The document FR 2 720 787 describes a process for determination of the specific parameters of each of the injectors of an injection device of a combustion engine, in particular of a device with pilot injection and main injection. For this purpose, the curve is determined of the difference in instantaneous velocity of the drive shaft between the instant of passage through combustion top dead centre of the cylinder in question and a subsequent predetermined instant, for example offset by 60°, prior to passage through combustion top dead centre of the following cylinder, as a function of the duration of pilot injection, the other operating parameters being kept constant. This curve presents a minimum plateau. The gradient break point of this curve permits determination of the opening time of the injector from which the injector starts to deliver. This process is intended to be implemented for example at the end of assembly line check to tune the engine or to perform tests in case of malfunction of the engine within the context of after-sales service.

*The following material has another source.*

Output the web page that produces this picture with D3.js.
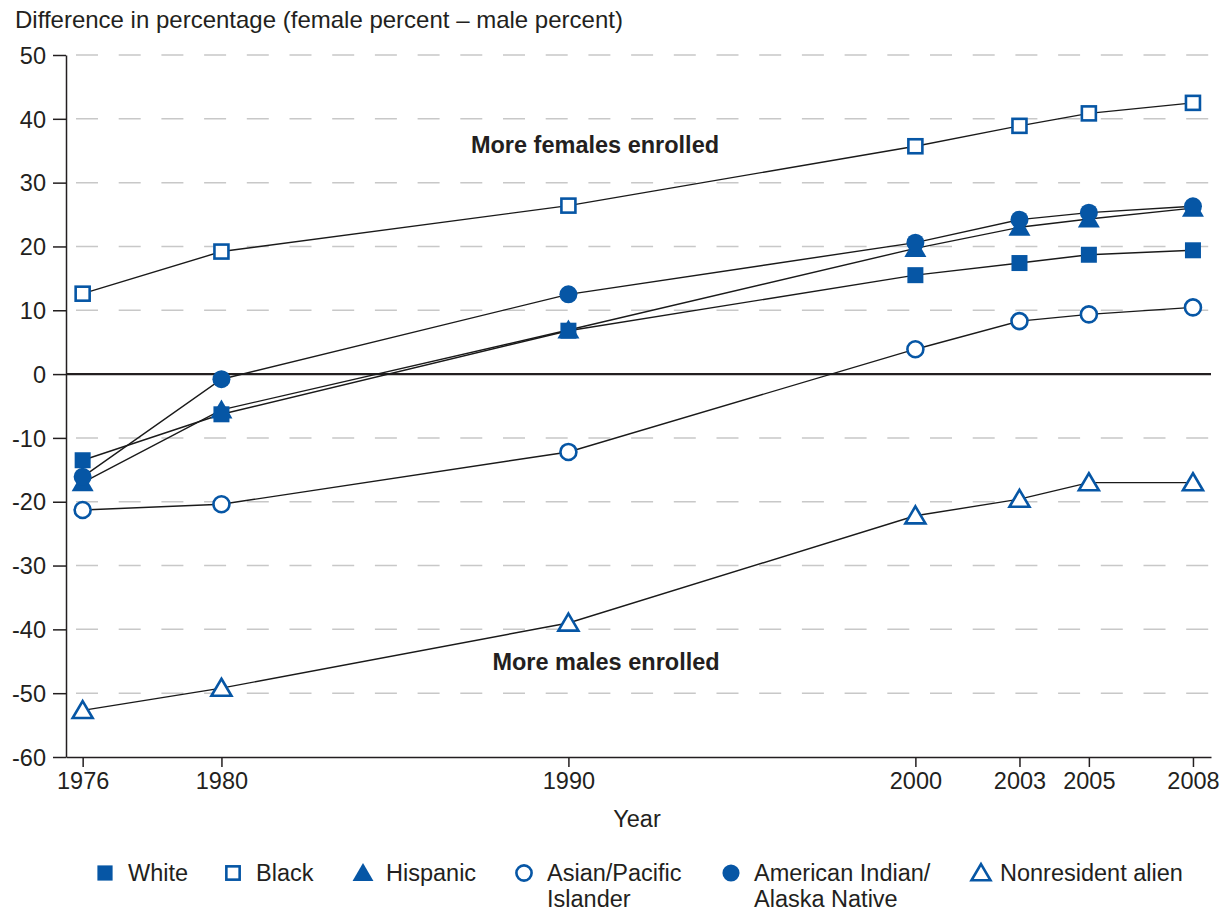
<!DOCTYPE html>
<html><head><meta charset="utf-8">
<script src="https://cdn.jsdelivr.net/npm/d3@7"></script>
<style>
body{margin:0;background:#fff;}
text{font-family:"Liberation Sans",Arial,Helvetica,sans-serif;fill:#231f20;}
</style></head>
<body>
<svg id="chart" width="1232" height="911"></svg>
<script>
const years = [1976, 1980, 1990, 2000, 2003, 2005, 2008];
const white = [-13.5, -6.3, 6.8, 15.5, 17.4, 18.7, 19.4];
const black = [12.6, 19.2, 26.4, 35.7, 38.9, 40.85, 42.5];
const hispanic = [-17.0, -5.6, 6.9, 19.7, 23.0, 24.3, 26.0];
const asian = [-21.3, -20.4, -12.2, 3.9, 8.3, 9.35, 10.45];
const amInd = [-16.1, -0.8, 12.5, 20.6, 24.2, 25.3, 26.3];
const nonres = [-52.7, -49.2, -39.0, -22.2, -19.6, -17.0, -17.0];
const yTicks = [50, 40, 30, 20, 10, 0, -10, -20, -30, -40, -50, -60];
const seriesNames = ["White", "Black", "Hispanic", "Asian/Pacific\nIslander", "American Indian/\nAlaska Native", "Nonresident alien"];

const blue = "#0656a5";
const series = [
  {name: seriesNames[0], values: white, shape: "square", fill: true},
  {name: seriesNames[1], values: black, shape: "square", fill: false},
  {name: seriesNames[2], values: hispanic, shape: "triangle", fill: true},
  {name: seriesNames[3], values: asian, shape: "circle", fill: false},
  {name: seriesNames[4], values: amInd, shape: "circle", fill: true},
  {name: seriesNames[5], values: nonres, shape: "triangle", fill: false}
];

const FS = 23.5;
const svg = d3.select("#chart");
const x = d3.scaleLinear().domain([1975.52, 2008.52]).range([66, 1211]);
const y = d3.scaleLinear().domain([-60, 50]).range([757, 55]);

// gridlines
svg.append("g").selectAll("line").data(yTicks.filter(d => d !== 0 && d !== -60)).join("line")
  .attr("x1", 76).attr("x2", 1211)
  .attr("y1", d => y(d)).attr("y2", d => y(d))
  .attr("stroke", "#c8c8c8").attr("stroke-width", 1.5)
  .attr("stroke-dasharray", "22,20.7");

// zero line
svg.append("line").attr("x1", 66).attr("x2", 1211).attr("y1", y(0)).attr("y2", y(0))
  .attr("stroke", "#231f20").attr("stroke-width", 2.2);

// y axis
const yAxis = svg.append("g").attr("transform", "translate(66,0)")
  .call(d3.axisLeft(y).tickValues(yTicks).tickSize(13).tickSizeOuter(0).tickFormat(d => d));
yAxis.select(".domain").attr("stroke", "#231f20").attr("stroke-width", 1.5);
yAxis.selectAll(".tick line").attr("stroke", "#231f20").attr("stroke-width", 1.5);
yAxis.selectAll(".tick text").attr("font-size", FS).attr("x", -20).attr("dy", "0.35em")
  .style("font-family", '"Liberation Sans",Arial,sans-serif').attr("fill", "#231f20");

// x axis
const xAxis = svg.append("g").attr("transform", `translate(0,${y(-60)})`)
  .call(d3.axisBottom(x).tickValues(years).tickSize(10).tickSizeOuter(0).tickFormat(d3.format("d")));
xAxis.select(".domain").attr("stroke", "#231f20").attr("stroke-width", 1.5);
xAxis.selectAll(".tick line").attr("stroke", "#231f20").attr("stroke-width", 1.5);
xAxis.selectAll(".tick text").attr("font-size", FS).attr("y", 15)
  .style("font-family", '"Liberation Sans",Arial,sans-serif').attr("fill", "#231f20");

// titles
svg.append("text").attr("x", 15).attr("y", 28).attr("font-size", 24)
  .text("Difference in percentage (female percent \u2013 male percent)");
svg.append("text").attr("x", 637).attr("y", 827).attr("font-size", FS).attr("text-anchor", "middle").text("Year");
svg.append("text").attr("x", 595).attr("y", 153).attr("font-size", FS).attr("font-weight", "bold").attr("text-anchor", "middle").text("More females enrolled");
svg.append("text").attr("x", 606).attr("y", 670).attr("font-size", FS).attr("font-weight", "bold").attr("text-anchor", "middle").text("More males enrolled");

// lines
const line = d3.line().x((d, i) => x(years[i])).y(d => y(d));
svg.append("g").selectAll("path").data(series).join("path")
  .attr("d", s => line(s.values)).attr("fill", "none")
  .attr("stroke", "#1a1a1a").attr("stroke-width", 1.4);

function drawMarker(g, shape, filled, cx, cy, scale) {
  const sw = 2.6;
  const fill = filled ? blue : "#fff";
  const stroke = filled ? "none" : blue;
  if (shape === "square") {
    const s = (filled ? 16 : 14) * scale;
    g.append("rect").attr("x", cx - s / 2).attr("y", cy - s / 2).attr("width", s).attr("height", s)
      .attr("fill", fill).attr("stroke", stroke).attr("stroke-width", sw);
  } else if (shape === "circle") {
    const r = (filled ? 9 : 8) * scale;
    g.append("circle").attr("cx", cx).attr("cy", cy).attr("r", r)
      .attr("fill", fill).attr("stroke", stroke).attr("stroke-width", sw);
  } else {
    const w = (filled ? 22 : 20) * scale, h = (filled ? 19 : 17) * scale;
    const pts = [[cx, cy - h * 0.55], [cx + w / 2, cy + h * 0.45], [cx - w / 2, cy + h * 0.45]];
    g.append("path").attr("d", "M" + pts.map(p => p.join(",")).join("L") + "Z")
      .attr("fill", fill).attr("stroke", stroke).attr("stroke-width", sw).attr("stroke-linejoin", "miter");
  }
}

// markers
const mg = svg.append("g");
series.forEach(s => {
  s.values.forEach((v, i) => drawMarker(mg, s.shape, s.fill, x(years[i]), y(v), 1));
});

// legend
const legendX = [105, 233, 363, 524, 731, 981];
const lg = svg.append("g");
series.forEach((s, i) => {
  drawMarker(lg, s.shape, s.fill, legendX[i], 873, 0.95);
  const tx = legendX[i] + (i === 5 ? 19 : 23);
  const t = lg.append("text").attr("x", tx).attr("y", 881).attr("font-size", FS);
  s.name.split("\n").forEach((ln, k) => {
    t.append("tspan").attr("x", tx).attr("dy", k === 0 ? 0 : 26).text(ln);
  });
});
</script>
</body></html>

The process described in this document cannot be performed when the engine is outside the idling zone, i.e. when the injectors are being controlled by control signals corresponding to a demand of a gas control organ. This process, which was designed for use during engine idling uses an instantaneous velocity difference which is very sensitive to the shape of the instantaneous velocity curve of the engine at each injection cycle. The present inventors have found that this shape lost its uniformity at high revolutions, so that the difference in question depended as much on the rotational velocity of the engine as on the quantity injected. This resulted in the impossibility of using this process quantitatively other than during idling. Moreover, the difference in instantaneous velocity which is used in this process [is] very dependent on the engine velocity, and this results in a large margin of error if the engine velocity is not constant over the whole learning period.